Inkster shares lead in wide-open Open

Players beat heat, and par, for records

June 05, 1999|By Don Markus | Don Markus,SUN STAFF

WEST POINT, Miss. -- A little jingoism could go a long way this weekend in the 54th U.S. Women's Open.

Not to say that the heat-stroked fans here at the old Waverly Golf Club CC will go out of their way to root against the foreign players in contention, but those Americans in the hunt wouldn't mind seeing their country's four-year winless drought in this event end.

The way things set up for today's third round, the Open has the look of some sort of international competition. What it doesn't look like is an Open.

At a record-tying, 10-under-par 134, Juli Inkster is tied for the lead with Lorie Kane of Canada, who shot a course record-tying round of 8-under-par 64. First-round leader Kelli Kuehne, who broke the record Thursday, is one shot behind. Becky Iverson is 8-under after becoming the third player at this year's Open to shoot 64.

Reigning U.S. amateur champ Grace Park of Korea is three strokes back after a 5-under 67 and is tied with Americans Sherri Steinhauer and Dottie Pepper, as well as Catriona Matthew of Scotland. Others in contention include defending champion Se Ri Pak of Korea, who is at 6-under 138 and tied with three lesser-known Americans, among them former LPGA champion Sherri Turner. Akiko Fukushima of Japan is five shots behind.

"This is the U.S. Women's Open and as an American -- and it's nothing against the foreign players -- I would love to see an American win the event," said Kuehne, 22, a former two-time women's amateur champion, who backed up her own 64 with a solid 1-under 71. "It's on U.S. soil, so I'd like to see a great player, hopefully a great American, win."

Cane, a former Moosehead beer sales rep from Prince Edward Island, understands that feeling.

"It's just about having national pride," Cane said.

Or amateur pride. While the 19-year-old Park will try to become this year's Jenny Chuasiriporn, or perhaps follow Pak as the second straight Korean to win, Chuasiriporn will be watching from the condominium she rented near the 10th fairway. Making her pro debut, the 21-year-old from Timonium missed the cut by seven shots after finishing yesterday with a 2-over par 74 for a two-round total of 7-over 151.

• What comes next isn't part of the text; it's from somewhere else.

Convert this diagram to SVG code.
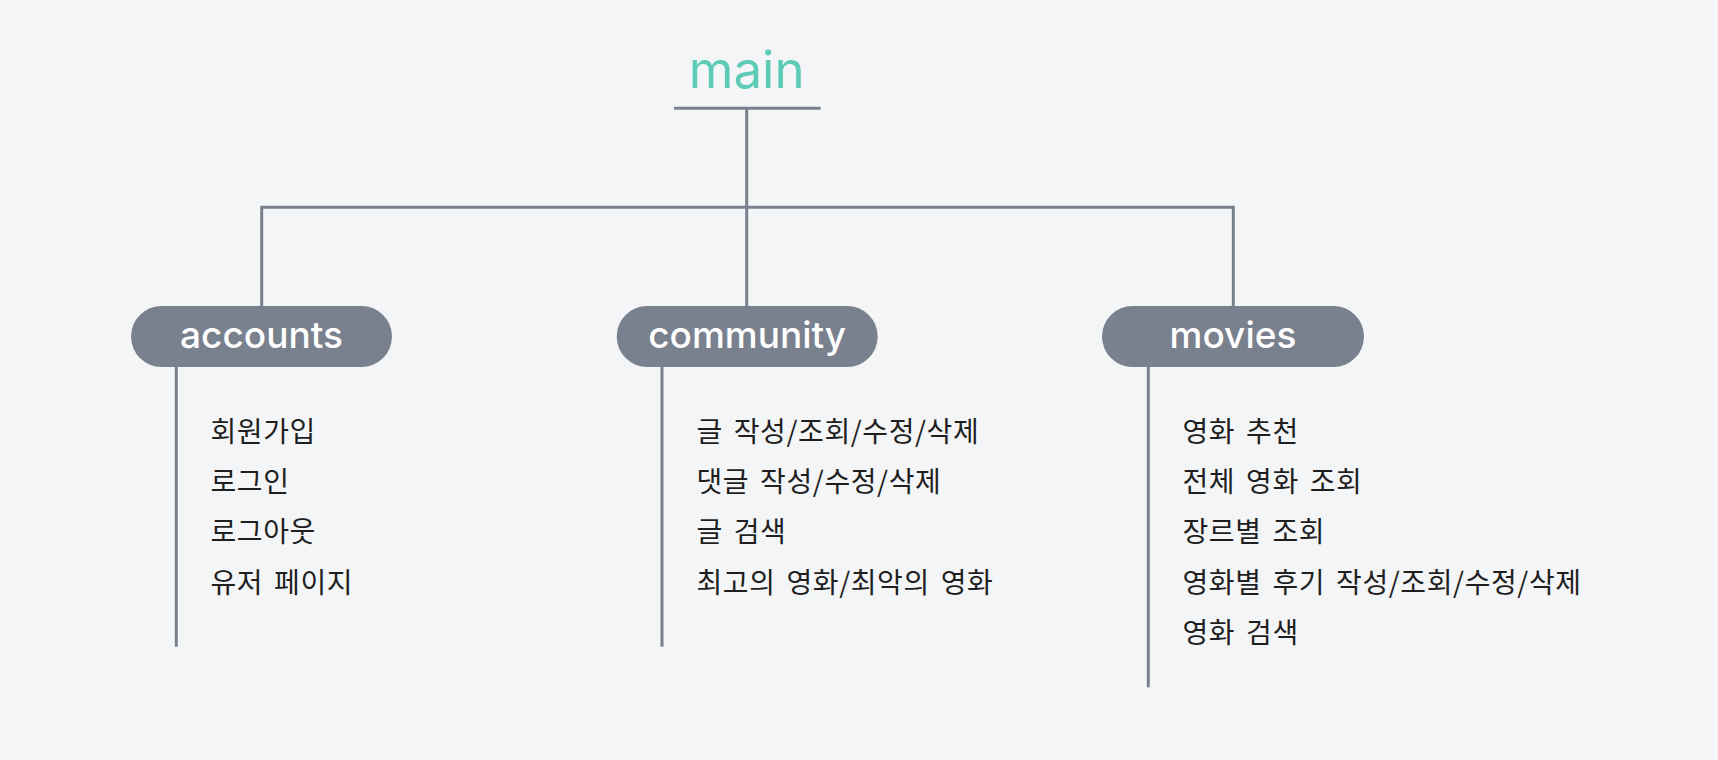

The cut at even par was the lowest in open history, eclipsing the mark at Crooked Stick in 1993 by three shots. Among those also to miss the cut was two-time Open champion Annika Sorenstam of Sweden, who finished at 2-over 146, and four-time runner-up Nancy Lopez, who finished at 5-over 149 after a 73. The 42-year-old Hall of Famer hinted this might be her last Open.

"Think about how many Opens I've played in," said Lopez, who played this year with a special exemption, the first she has ever had to accept, and a brace on her left knee. "If I do have to qualify, I don't know if I'll do that. As much as I love to play in the U.S. Open, I don't want to do that."

This continues to be the un-Open. The course, which produced a record 43 sub-par rounds on Thursday, continued to bow to the pressure of soft, flat greens. Another 62 players broke par yesterday, an embarrassing stat that will undoubtedly have USGA officials scrambling to prevent Alison Nicholas' tourney record of 10-under par two years ago from being shattered tomorrow.

Said Mary Capouch, chairman of the Women's Open Championship committee, yesterday as she followed around Chuasiriporn and Lopez: "The heat will be a factor. I also think endurance will come into play."

The heat, which reached the mid-90s yesterday and could go higher on the weekend, could wear down some of the older players. It also could help younger players such as the 21-year-old Pak, a former track star, and Kuehne, who grew up playing in the Texas heat.

Inkster, who has won three major championships and has given birth to two children during an 18-year career, laughed when she heard a comment the well-liked Park made about her makeup running because of the heat.

"It really threw my makeup off," Inkster, 38, said with a laugh. "I've got to keep reapplying. But this is like running into a brick wall. Last night I was really feeling my age."

When told about what Inkster said, Lopez smiled.

"It would be great for an American to win," she said. "A 38-year-old American."